Sarah Bedford is a political and investigative reporter for the Washington Examiner. She is also a Tony Blankley fellow at the Steamboat Institute. Previously, she was a White House reporter for CNN. She was a Robert Novak journalism fellow at the Fund for American Studies and is a graduate of the National Journalism Center fellowship program.
A Biden administration watchdog issued a warning Friday about the high risk that taxpayer funds sent to Gaza could end up in the hands of terrorists. The U.S. Agency for International Development’s inspector general said in a memo that Hamas and other terrorist groups would likely attempt to steal humanitarian assistance that the Biden administration intends to send to Palestinians.
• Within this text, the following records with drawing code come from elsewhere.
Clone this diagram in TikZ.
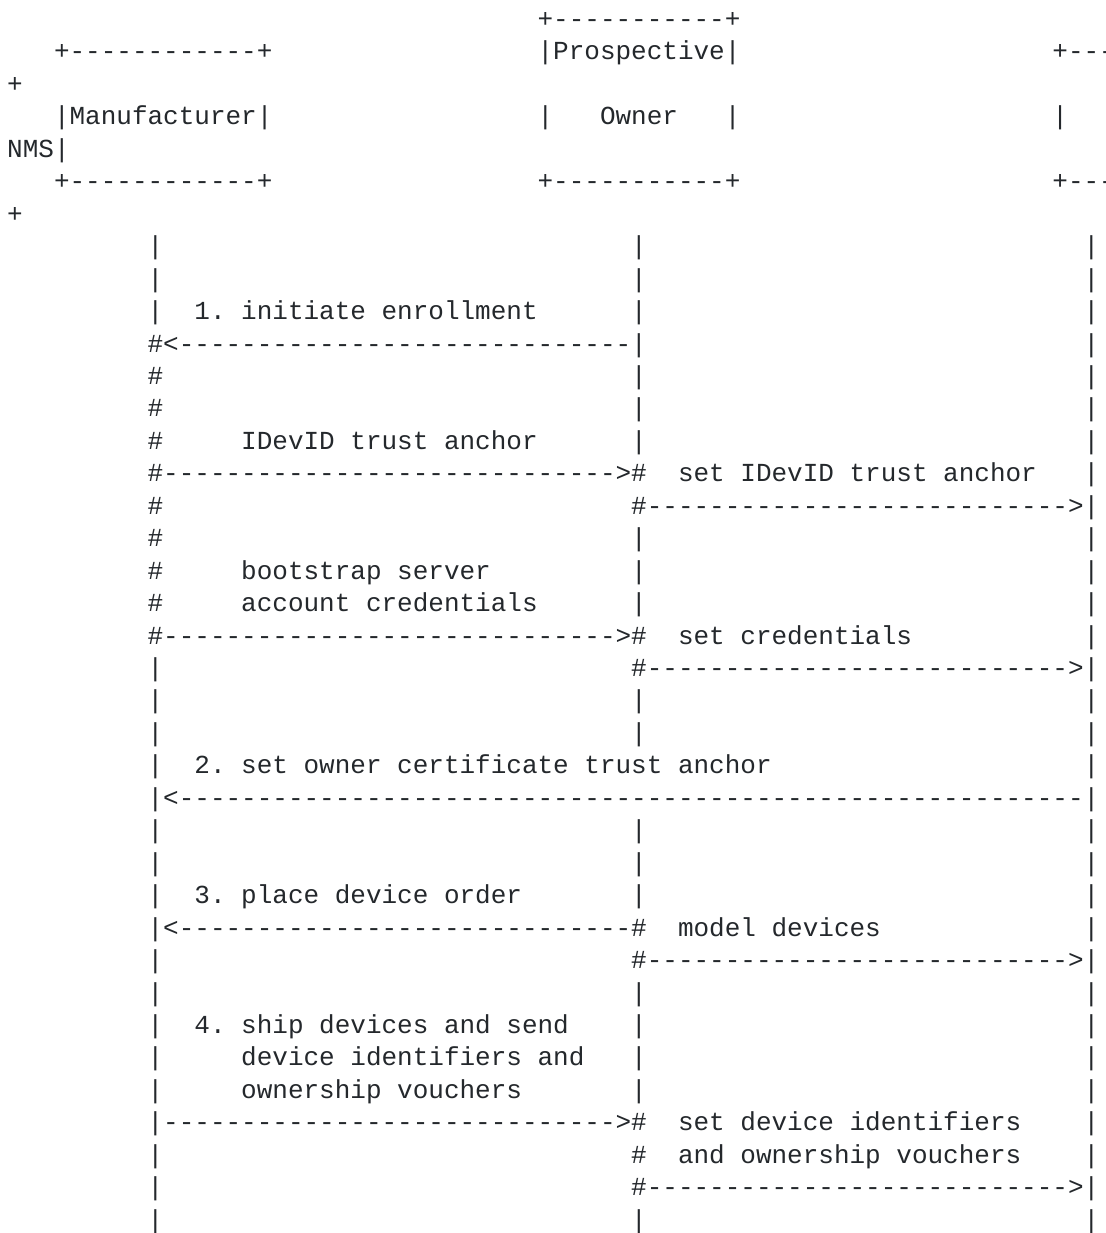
\documentclass[tikz,border=0pt]{standalone}
\usepackage{fontspec}
\setmonofont{Liberation Mono}
\definecolor{ink}{HTML}{24282C}
\newcommand\repch[2]{\ifnum#1>0 #2\expandafter\repch\expandafter{\the\numexpr#1-1\relax}{#2}\fi}
\tikzset{
  txt/.style={anchor=base west, inner sep=0pt, outer sep=0pt,
    font=\ttfamily\fontsize{26}{26}\selectfont, text=ink}
}
% \Tx{row}{column}{text}
\newcommand\Tx[3]{\node[txt] (t#1x#2) at ({(7.2+15.6*#2)*1pt},{-(27.5+32.45*#1)*1pt}) {#3};}
\newcommand\Pipes[1]{\Tx{#1}{9}{|}\Tx{#1}{40}{|}\Tx{#1}{69}{|}}
\begin{document}
\begin{tikzpicture}
\fill[white] (0,0) rectangle (1105pt,-1233pt);
\useasboundingbox (0,0) rectangle (1105pt,-1233pt);
% header boxes (wrapped ASCII art)
\Tx{0}{34}{+\repch{11}{-}+}
\Tx{1}{3}{+\repch{12}{-}+}
\Tx{1}{34}{|Prospective|}
\Tx{1}{67}{+\repch{3}{-}}
\Tx{2}{0}{+}
\Tx{3}{3}{|Manufacturer|}
\Tx{3}{34}{|}
\Tx{3}{38}{Owner}
\Tx{3}{46}{|}
\Tx{3}{67}{|}
\Tx{4}{0}{NMS|}
\Tx{5}{3}{+\repch{12}{-}+}
\Tx{5}{34}{+\repch{11}{-}+}
\Tx{5}{67}{+\repch{3}{-}}
\Tx{6}{0}{+}
% lifelines and messages
\Pipes{7}
\Pipes{8}
\Tx{9}{9}{|}\Tx{9}{12}{1. initiate enrollment}\Tx{9}{40}{|}\Tx{9}{69}{|}
\Tx{10}{9}{\#<\repch{29}{-}|}\Tx{10}{69}{|}
\Tx{11}{9}{\#}\Tx{11}{40}{|}\Tx{11}{69}{|}
\Tx{12}{9}{\#}\Tx{12}{40}{|}\Tx{12}{69}{|}
\Tx{13}{9}{\#}\Tx{13}{15}{IDevID trust anchor}\Tx{13}{40}{|}\Tx{13}{69}{|}
\Tx{14}{9}{\#\repch{29}{-}>\#}\Tx{14}{43}{set IDevID trust anchor}\Tx{14}{69}{|}
\Tx{15}{9}{\#}\Tx{15}{40}{\#\repch{27}{-}>|}
\Tx{16}{9}{\#}\Tx{16}{40}{|}\Tx{16}{69}{|}
\Tx{17}{9}{\#}\Tx{17}{15}{bootstrap server}\Tx{17}{40}{|}\Tx{17}{69}{|}
\Tx{18}{9}{\#}\Tx{18}{15}{account credentials}\Tx{18}{40}{|}\Tx{18}{69}{|}
\Tx{19}{9}{\#\repch{29}{-}>\#}\Tx{19}{43}{set credentials}\Tx{19}{69}{|}
\Tx{20}{9}{|}\Tx{20}{40}{\#\repch{27}{-}>|}
\Pipes{21}
\Pipes{22}
\Tx{23}{9}{|}\Tx{23}{12}{2. set owner certificate trust anchor}\Tx{23}{69}{|}
\Tx{24}{9}{|<\repch{58}{-}|}
\Pipes{25}
\Pipes{26}
\Tx{27}{9}{|}\Tx{27}{12}{3. place device order}\Tx{27}{40}{|}\Tx{27}{69}{|}
\Tx{28}{9}{|<\repch{29}{-}\#}\Tx{28}{43}{model devices}\Tx{28}{69}{|}
\Tx{29}{9}{|}\Tx{29}{40}{\#\repch{27}{-}>|}
\Pipes{30}
\Tx{31}{9}{|}\Tx{31}{12}{4. ship devices and send}\Tx{31}{40}{|}\Tx{31}{69}{|}
\Tx{32}{9}{|}\Tx{32}{15}{device identifiers and}\Tx{32}{40}{|}\Tx{32}{69}{|}
\Tx{33}{9}{|}\Tx{33}{15}{ownership vouchers}\Tx{33}{40}{|}\Tx{33}{69}{|}
\Tx{34}{9}{|\repch{29}{-}>\#}\Tx{34}{43}{set device identifiers}\Tx{34}{69}{|}
\Tx{35}{9}{|}\Tx{35}{40}{\#}\Tx{35}{43}{and ownership vouchers}\Tx{35}{69}{|}
\Tx{36}{9}{|}\Tx{36}{40}{\#\repch{27}{-}>|}
\Pipes{37}
\end{tikzpicture}
\end{document}
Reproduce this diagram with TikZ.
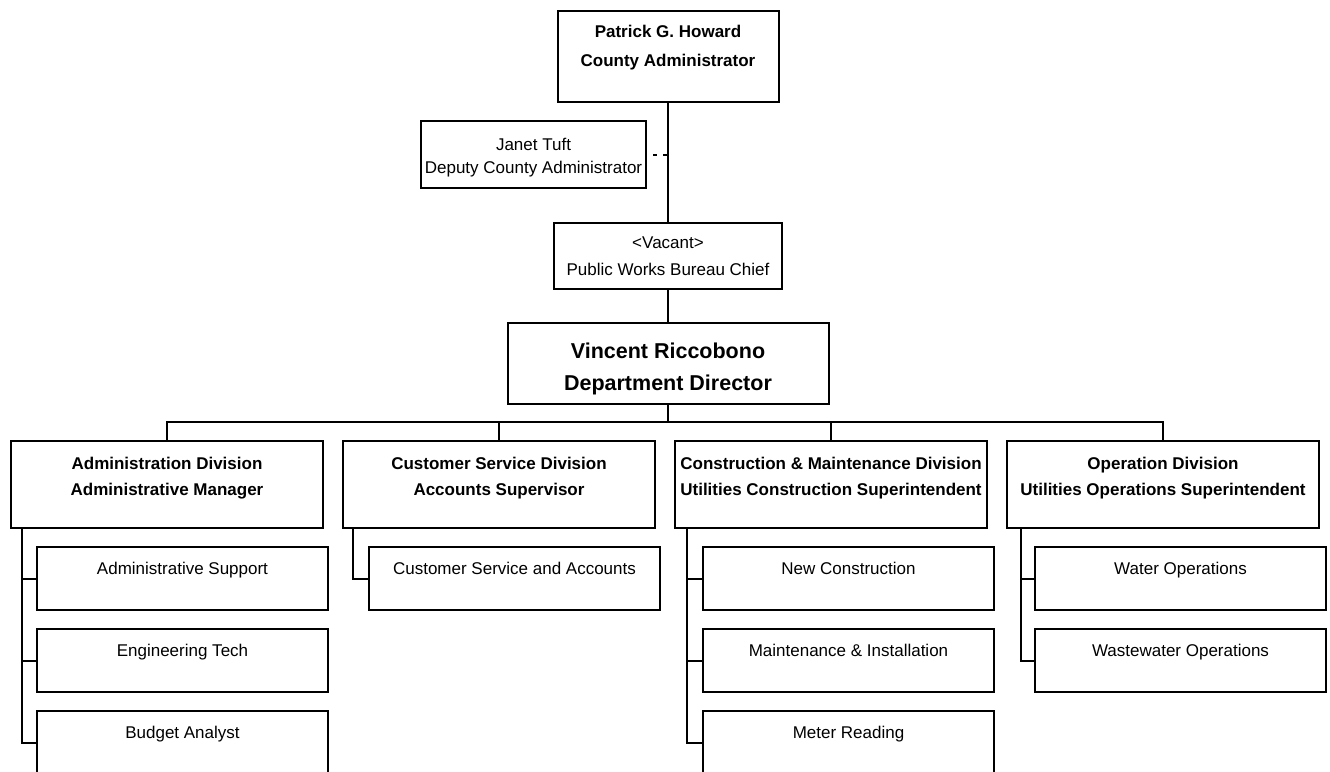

Citing President Joe Biden’s announcement of a $100 million aid package for Gaza and the West Bank, the USAID inspector general’s office noted that it “has identified this area as high-risk for potential diversion and misuse of U.S.-funded assistance.” Local groups receiving or tasked with distributing the aid may be “limited to those who have formal or informal authorization from armed groups,” the watchdog noted, pointing to its findings from U.S. humanitarian work in other conflict regions. Terrorist organizations like Hamas may also coerce aid workers who are trying to administer the assistance fairly, according to the memo. The warning on Friday was not the first time the USAID inspector general has raised concerns about the potential influence of terrorist groups in Gaza. Weeks before Hamas attacked Israel, the office published an audit of humanitarian programs for Palestinians in the West Bank and Gaza in which it said USAID had not done enough to manage the risk that taxpayer money may end up benefiting terrorist groups. Some Republicans on Capitol Hill have objected to Biden’s plan for sending aid to Gaza amid the war between Hamas and Israel.The White House included even more humanitarian funding for Palestinians in Gaza in its request to Congress for a more than $100 billion supplemental spending bill, which consisted mostly of military assistance to Israel and Ukraine. Biden administration officials have begun calling for a temporary pause in the fighting to allow humanitarian aid to reach civilians in Gaza, although critics have said doing so would help Hamas by giving terrorists time to regroup.